Wednesday, November 21, 2007

PCV Dictionary

So, for all of those out there reading this blog who are family members of my fellow volunteers here… this one’s for you. I’m going to give you all a little dictionary for words and phrases that might be trickling in to the conversations you are having. These are all either Arabic or Tamazight/Tashelheit words that we use ALL THE TIME! Here is how this is going to work… I’m going to put a word in italics and then give you the definition. After the definition, in parentheses, I’m going to tell what we probably mean when we’re using it or what the context is. The spelling on all of these is arbitrary transliteration so don’t judge me.

Insha’allah- “God willing” (this is probably used in every sentence and is the most used phrase. We use this whenever we say something about the present or future. For example, “I’m going to town today, insha’allah” or “I think I’ll eat nachos today, insha’allah.” Occasionally you’ll hear someone use it for the past tense which still doesn’t make sense to me, eg “I went to Mrirt yesterday, insha’allah.” If you have any insight on that one let me know. Now when talking to someone you have to pay attention to the inflection because it quite possibly could mean, “you are absolutely smoking something if you think that’s ever happening.”

Hmdullah- “thanks be to God” (this is probably our second most used phrase and pretty self-explanatory)

Shwiya- a little bit, marginal (if used as a noun, we’re probably saying it’s not that great)

Bzzef- A lot (On this word people can make some really funny inflections)

Zwina, iHla, izil, iغ uda, ifulki… - good, cool, awesome, amazing, fantastic, etc. (all of these are various regional Berber dialects, except the first is Arabic. There are more, but these are the main ones that I’ve run into)

Imkin- maybe

Souq- this is the weekly market that almost all of us go to in order to get vegetables and random other stuff. (It’s quite the event and depending on your mood could be really stressful or invigorating. It’s also a great place to get crazy used clothes)

Miskin- poor thing (so this is the nickname practically all of us go by. So whenever we answer questions about whether or not we are married, or how long we’re here for, or if we have to cook for ourselves, etc, the invariable response is “oh you poor thing.” We also use this to describe pathetic looking vegetables, animals, or really anything… eg. “Those are miskin looking carrots.”)

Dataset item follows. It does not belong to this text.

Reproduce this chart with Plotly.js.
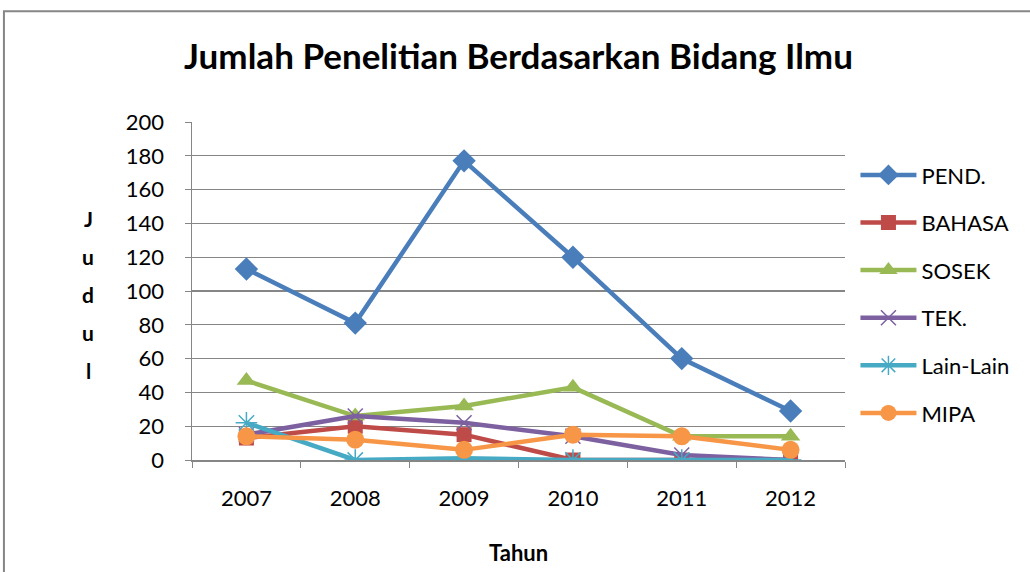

So these are some of the words that have become almost second nature to most of us and it pops in and out of our English conversations. There are quite a bit more, but this will get you started. I just thought I’d give you a reference so you can understand your loved ones. Enjoy!


kristin hansen said...

Thanks, Samuel! I continue to enjoy your blog! Mara does use some of those words mixed with English and then I'm left wondering. The trip entry will help us plan our trip in May too. I do think the town of Essou.....??? sounds just right. I hope we're able to meet you then.
You friends take care of each other in that faraway place, okay? Enjoy your days and thanks again for sharing good stories and information.

Kristin Hansen

Scriptrix said...

The usage your describe for "Miskin" reminds me of the way people in the south tend to use "Oh, bless your heart" - which seems to range from sincere pity to gentle disparagement.

Deane said...

Thank you, Samuel -
I'm planning on a short visit to Morocco in May '08 and these will come in handy, for sure.